▸ **To be done**: From the entries below, count every line that contains the word "matplotlib". Please give the number and nothing else.

▸ **The input**:

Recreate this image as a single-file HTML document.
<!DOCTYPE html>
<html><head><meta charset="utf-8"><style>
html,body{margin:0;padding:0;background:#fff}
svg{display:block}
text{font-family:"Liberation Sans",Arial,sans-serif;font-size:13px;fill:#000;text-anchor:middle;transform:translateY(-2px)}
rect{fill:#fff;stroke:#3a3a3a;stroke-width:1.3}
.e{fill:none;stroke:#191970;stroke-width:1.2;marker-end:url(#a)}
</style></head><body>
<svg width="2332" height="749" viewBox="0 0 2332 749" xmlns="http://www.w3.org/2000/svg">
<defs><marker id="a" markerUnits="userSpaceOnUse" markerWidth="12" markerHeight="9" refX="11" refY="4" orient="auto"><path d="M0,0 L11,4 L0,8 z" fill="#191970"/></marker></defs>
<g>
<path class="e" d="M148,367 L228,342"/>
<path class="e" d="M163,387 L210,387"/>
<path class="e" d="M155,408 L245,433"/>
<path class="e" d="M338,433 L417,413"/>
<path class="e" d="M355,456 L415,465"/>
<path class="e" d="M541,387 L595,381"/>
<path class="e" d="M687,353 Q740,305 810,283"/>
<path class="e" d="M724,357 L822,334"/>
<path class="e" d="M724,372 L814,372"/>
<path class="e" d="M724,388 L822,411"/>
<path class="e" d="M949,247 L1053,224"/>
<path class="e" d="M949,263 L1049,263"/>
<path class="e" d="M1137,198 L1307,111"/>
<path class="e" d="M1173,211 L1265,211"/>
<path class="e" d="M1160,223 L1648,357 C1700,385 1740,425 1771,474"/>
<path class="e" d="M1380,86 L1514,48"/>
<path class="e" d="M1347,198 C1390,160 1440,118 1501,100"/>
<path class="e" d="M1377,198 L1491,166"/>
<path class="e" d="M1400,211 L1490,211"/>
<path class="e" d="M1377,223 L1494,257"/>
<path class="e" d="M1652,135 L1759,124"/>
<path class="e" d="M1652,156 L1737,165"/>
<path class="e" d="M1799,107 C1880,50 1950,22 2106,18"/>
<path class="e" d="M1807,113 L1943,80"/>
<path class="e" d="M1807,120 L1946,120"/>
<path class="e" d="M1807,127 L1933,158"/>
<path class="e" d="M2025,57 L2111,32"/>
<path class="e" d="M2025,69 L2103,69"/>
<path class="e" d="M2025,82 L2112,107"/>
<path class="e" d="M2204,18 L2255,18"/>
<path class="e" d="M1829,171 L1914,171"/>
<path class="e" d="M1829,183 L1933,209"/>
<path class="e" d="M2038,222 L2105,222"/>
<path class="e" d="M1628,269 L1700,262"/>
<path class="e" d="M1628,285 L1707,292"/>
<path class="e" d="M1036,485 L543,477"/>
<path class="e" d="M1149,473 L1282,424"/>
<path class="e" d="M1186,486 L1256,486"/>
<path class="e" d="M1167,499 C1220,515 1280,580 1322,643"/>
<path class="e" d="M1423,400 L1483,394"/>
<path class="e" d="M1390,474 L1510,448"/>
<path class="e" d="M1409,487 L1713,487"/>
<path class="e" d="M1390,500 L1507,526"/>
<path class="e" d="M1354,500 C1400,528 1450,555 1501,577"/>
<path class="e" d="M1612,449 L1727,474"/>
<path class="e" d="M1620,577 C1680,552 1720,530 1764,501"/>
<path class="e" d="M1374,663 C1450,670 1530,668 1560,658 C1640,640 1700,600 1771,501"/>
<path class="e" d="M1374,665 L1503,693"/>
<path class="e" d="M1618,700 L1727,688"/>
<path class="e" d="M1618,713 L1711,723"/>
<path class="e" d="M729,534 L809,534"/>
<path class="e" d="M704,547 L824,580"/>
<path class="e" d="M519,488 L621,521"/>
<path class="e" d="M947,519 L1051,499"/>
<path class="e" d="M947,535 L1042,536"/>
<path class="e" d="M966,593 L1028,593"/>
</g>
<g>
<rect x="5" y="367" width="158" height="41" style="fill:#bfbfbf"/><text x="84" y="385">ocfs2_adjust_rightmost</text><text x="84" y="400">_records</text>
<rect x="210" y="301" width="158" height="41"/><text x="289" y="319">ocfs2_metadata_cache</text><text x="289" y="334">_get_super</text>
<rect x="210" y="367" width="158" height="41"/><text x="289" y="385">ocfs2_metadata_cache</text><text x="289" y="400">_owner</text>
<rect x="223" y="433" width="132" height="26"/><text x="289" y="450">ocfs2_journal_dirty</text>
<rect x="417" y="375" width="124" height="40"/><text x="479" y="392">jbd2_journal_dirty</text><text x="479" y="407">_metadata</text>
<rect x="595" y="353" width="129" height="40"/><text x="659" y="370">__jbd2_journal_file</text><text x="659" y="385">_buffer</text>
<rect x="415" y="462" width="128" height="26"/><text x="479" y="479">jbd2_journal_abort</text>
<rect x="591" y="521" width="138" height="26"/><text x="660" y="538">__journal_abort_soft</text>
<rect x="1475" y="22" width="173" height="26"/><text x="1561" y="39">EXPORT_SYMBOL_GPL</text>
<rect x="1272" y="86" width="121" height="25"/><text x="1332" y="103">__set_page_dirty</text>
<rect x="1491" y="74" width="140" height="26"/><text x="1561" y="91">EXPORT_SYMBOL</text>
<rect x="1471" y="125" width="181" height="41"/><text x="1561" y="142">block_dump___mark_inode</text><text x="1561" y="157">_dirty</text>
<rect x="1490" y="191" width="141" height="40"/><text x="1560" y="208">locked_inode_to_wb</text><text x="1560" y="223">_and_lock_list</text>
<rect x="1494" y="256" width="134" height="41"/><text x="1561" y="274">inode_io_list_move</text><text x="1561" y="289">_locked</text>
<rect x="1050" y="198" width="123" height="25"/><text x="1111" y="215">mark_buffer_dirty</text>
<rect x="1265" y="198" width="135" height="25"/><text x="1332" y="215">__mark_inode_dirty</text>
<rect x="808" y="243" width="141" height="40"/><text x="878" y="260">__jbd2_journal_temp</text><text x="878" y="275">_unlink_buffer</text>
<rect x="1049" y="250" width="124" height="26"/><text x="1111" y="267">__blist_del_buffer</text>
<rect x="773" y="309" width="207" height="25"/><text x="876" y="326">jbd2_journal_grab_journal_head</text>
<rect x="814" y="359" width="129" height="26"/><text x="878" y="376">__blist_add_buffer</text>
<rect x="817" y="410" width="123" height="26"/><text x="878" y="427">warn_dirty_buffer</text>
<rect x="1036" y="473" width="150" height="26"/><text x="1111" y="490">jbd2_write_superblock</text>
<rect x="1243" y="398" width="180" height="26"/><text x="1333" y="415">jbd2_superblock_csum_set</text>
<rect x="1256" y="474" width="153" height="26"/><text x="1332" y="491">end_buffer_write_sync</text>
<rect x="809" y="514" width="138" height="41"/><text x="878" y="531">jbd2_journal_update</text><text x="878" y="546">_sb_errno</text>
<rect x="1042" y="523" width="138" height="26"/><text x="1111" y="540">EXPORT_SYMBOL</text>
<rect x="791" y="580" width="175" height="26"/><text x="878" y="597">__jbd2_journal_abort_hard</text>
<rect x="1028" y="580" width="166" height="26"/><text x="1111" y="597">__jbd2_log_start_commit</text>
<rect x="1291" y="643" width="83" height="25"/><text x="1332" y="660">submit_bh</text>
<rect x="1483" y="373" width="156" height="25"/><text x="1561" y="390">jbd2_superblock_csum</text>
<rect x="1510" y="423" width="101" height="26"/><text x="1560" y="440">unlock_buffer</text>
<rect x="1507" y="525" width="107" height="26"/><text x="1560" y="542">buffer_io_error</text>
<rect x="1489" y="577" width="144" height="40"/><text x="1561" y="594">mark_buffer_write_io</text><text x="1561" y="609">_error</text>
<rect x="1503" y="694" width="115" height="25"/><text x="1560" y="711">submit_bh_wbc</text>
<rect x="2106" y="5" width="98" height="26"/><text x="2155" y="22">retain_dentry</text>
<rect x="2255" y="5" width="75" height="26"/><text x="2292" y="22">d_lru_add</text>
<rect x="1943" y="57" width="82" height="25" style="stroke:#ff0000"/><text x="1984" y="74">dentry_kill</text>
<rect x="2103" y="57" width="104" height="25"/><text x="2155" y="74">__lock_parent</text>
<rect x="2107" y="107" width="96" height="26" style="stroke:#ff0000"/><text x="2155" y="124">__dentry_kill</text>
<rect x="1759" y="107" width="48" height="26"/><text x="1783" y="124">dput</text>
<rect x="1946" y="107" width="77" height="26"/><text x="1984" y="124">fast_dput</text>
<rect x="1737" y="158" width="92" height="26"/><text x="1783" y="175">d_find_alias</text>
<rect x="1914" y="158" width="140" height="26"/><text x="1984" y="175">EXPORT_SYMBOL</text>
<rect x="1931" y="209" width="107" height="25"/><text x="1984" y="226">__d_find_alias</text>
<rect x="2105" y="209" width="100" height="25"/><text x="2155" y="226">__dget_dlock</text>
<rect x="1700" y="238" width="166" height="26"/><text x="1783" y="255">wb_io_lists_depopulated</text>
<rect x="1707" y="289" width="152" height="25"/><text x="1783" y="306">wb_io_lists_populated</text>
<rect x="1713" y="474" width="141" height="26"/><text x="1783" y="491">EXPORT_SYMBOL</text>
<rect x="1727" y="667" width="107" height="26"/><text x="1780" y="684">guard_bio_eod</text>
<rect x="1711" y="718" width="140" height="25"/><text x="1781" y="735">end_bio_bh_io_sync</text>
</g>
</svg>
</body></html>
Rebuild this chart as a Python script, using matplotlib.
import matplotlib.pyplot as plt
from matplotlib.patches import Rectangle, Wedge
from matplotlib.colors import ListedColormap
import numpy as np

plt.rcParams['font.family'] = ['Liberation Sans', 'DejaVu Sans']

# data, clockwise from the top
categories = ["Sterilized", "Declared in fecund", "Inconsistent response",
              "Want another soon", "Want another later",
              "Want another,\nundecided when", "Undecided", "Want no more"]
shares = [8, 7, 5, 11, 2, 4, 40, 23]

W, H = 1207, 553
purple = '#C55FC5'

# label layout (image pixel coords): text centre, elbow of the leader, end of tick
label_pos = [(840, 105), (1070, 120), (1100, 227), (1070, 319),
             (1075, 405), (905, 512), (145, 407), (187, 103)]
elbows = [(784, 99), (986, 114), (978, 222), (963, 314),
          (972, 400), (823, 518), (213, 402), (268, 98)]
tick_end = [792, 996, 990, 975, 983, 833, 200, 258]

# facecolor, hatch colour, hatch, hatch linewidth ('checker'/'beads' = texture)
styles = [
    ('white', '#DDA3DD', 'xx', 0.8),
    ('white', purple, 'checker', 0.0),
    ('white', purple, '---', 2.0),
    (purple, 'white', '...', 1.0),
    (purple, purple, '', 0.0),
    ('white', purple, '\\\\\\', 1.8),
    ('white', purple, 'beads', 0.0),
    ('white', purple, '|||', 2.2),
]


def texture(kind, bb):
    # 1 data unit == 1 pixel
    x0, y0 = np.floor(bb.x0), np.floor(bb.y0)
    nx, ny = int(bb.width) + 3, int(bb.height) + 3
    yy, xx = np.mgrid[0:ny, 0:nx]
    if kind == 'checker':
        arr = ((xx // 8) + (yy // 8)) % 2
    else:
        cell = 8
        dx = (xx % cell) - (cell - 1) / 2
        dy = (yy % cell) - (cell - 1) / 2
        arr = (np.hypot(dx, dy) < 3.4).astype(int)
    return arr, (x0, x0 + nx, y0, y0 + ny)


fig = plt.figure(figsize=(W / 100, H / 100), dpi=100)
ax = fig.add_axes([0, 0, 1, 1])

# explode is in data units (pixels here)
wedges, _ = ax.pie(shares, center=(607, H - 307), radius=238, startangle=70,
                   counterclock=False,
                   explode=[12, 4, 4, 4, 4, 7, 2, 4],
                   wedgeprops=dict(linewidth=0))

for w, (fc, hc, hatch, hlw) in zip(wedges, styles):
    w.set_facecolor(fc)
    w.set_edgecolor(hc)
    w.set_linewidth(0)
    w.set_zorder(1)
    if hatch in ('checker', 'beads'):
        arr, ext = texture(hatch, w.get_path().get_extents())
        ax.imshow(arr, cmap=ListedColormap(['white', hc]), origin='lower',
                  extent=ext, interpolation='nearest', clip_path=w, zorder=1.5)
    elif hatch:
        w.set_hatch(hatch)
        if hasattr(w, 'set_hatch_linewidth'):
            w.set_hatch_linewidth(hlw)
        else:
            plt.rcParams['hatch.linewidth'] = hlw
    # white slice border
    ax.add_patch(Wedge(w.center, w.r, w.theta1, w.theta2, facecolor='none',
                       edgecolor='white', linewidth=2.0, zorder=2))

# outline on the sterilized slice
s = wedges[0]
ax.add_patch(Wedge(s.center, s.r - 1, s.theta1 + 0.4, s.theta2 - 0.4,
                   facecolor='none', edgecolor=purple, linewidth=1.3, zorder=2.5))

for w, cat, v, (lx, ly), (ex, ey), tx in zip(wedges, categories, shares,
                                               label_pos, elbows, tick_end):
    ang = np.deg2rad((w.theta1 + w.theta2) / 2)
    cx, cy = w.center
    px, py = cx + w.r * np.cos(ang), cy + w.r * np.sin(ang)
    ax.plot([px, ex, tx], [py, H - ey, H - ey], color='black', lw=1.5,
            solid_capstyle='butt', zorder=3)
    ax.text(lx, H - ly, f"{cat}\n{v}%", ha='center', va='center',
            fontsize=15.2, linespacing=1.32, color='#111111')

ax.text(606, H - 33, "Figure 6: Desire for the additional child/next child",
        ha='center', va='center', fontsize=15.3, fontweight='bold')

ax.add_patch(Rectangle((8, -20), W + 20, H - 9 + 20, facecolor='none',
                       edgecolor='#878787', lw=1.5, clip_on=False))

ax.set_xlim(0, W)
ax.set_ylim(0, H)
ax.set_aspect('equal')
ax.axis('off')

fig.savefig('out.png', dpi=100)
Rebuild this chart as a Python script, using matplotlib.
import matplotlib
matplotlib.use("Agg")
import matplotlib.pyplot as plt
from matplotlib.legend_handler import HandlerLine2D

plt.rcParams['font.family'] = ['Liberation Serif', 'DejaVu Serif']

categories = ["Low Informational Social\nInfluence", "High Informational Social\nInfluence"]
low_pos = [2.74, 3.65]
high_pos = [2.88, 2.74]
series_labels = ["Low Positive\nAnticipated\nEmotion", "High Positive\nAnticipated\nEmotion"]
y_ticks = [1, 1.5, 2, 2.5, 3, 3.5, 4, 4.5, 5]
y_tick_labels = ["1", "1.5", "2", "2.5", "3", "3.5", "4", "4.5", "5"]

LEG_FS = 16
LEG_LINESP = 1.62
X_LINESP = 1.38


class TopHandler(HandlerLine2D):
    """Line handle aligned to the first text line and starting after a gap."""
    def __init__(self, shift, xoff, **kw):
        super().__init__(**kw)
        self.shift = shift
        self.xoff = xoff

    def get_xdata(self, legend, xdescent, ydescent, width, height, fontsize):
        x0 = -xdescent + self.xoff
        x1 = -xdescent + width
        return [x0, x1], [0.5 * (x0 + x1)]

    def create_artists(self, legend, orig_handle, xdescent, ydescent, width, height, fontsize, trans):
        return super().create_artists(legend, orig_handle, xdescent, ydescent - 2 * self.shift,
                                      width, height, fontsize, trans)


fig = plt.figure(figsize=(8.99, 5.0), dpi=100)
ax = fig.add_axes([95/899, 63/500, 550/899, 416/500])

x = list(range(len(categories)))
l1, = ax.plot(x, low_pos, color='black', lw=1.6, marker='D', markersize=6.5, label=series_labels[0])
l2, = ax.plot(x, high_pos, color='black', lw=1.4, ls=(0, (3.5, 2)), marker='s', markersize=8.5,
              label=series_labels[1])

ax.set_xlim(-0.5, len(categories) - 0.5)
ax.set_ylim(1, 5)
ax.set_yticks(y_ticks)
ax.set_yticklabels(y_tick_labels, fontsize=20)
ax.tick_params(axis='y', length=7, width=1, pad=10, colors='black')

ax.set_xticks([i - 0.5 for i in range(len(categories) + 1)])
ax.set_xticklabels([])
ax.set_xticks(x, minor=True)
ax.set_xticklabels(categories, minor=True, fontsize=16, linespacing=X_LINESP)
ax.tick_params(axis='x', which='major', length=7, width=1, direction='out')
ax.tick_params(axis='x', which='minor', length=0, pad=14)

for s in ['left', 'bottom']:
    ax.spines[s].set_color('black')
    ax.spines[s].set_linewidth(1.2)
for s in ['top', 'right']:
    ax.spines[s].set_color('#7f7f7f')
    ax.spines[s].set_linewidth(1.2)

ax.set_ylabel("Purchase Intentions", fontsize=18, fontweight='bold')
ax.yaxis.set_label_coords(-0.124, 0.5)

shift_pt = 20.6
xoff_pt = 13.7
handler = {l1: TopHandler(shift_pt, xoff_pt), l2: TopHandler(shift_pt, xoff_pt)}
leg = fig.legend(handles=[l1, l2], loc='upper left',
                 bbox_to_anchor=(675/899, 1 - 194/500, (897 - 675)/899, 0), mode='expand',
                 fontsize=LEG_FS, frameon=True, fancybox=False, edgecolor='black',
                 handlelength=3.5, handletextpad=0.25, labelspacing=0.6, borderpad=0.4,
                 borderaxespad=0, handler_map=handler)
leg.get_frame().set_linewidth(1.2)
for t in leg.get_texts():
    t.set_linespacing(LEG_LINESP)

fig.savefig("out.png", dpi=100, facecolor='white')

▸ **Answer to this problem**: 9